O “prato” que o chef Kiko criou para ser confecionado em Marte.

“No início estava convencido que tinha de ser uma sanduíche”, afirmou. Contudo, esse tipo de confeção é demasiado associado a coisas que se comem “com pressa”, quase nem é uma refeição no sentido pleno da palavra. Kiko queria algo “mais versátil” e estes bolinhos acabaram por ser o final ideal. “Pode-se comer apenas um enquanto snack, por exemplo, ou juntar uns três e fazer uma refeição mais a sério, quase como se fossem almôndegas.”

O chef Kiko diz que hoje em dia, o crescimento do seu império gastronómico afasta-o muitas vezes dos fogões, mas não é por isso que deixa de cozinhar. “Hoje cozinho muito com a cabeça, penso em pratos e combinações todos os dias, especialmente quando vou correr”, afirma.
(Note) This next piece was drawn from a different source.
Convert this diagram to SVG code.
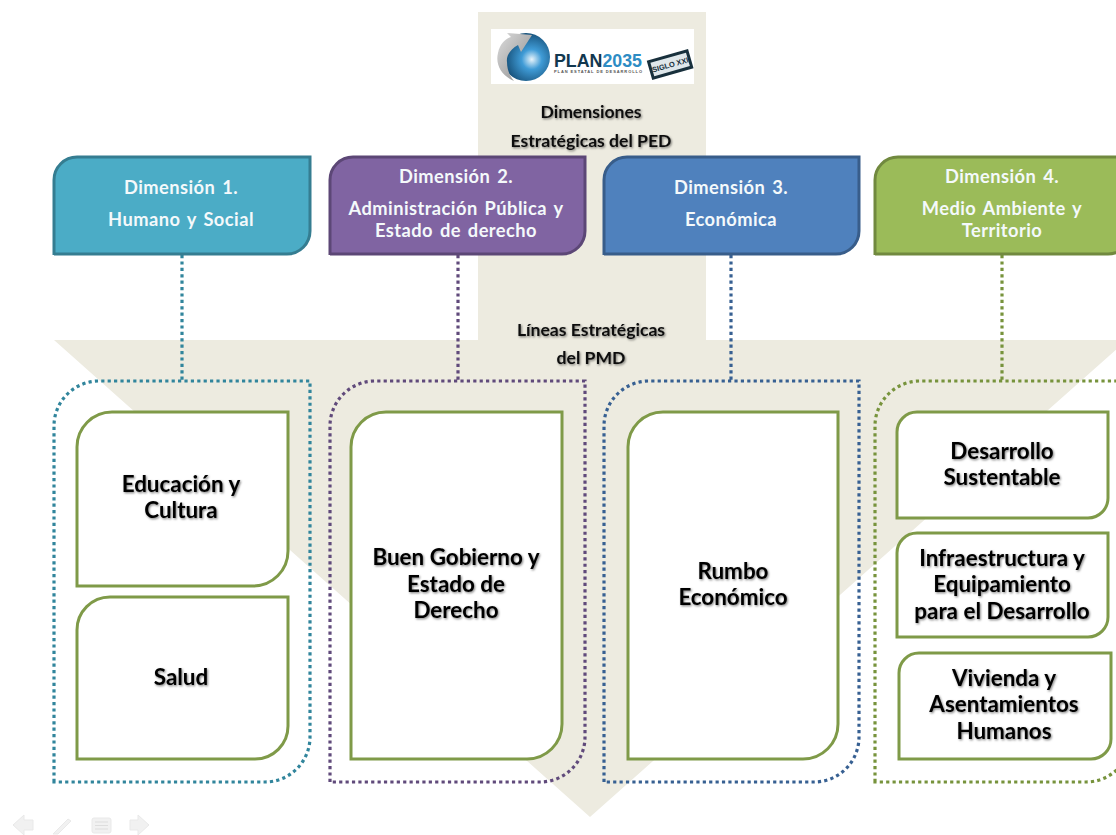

No final dos seus treinos, costuma assentar tudo aquilo em que pensou e, nessas anotações, figuraram pormenores deste resultado final.

“Foi um processo muito giro [o da elaboração da receita]. O Nuno mandava-me mensagens a perguntar o que estava a fazer e eu só lhe pedia tempo para pensar no que queria fizer. Fiquei uns dois ou três dias sem lhe dizer nada e ele ficou super ansioso”, clamou o cozinheiro.

Quando tudo culminou na proposta que foi entregue à competição, Nuno provou e quase se emocionou. “É uma coisa muito especial, pensar que podemos ter o prato de um português a ser servido algures por aí, no Universo”, diz. “Estou convicto que ele vai ganhar, não falta nada à proposta que ele fez!”. Kiko é mais cerebral, mas não é isso que lhe tira confiança: “Para aquilo que é, é uma coisa que assenta muito bem. Estamos no bom caminho, fizemos o trabalho e os estudos bem feitos”. Agora é só esperar.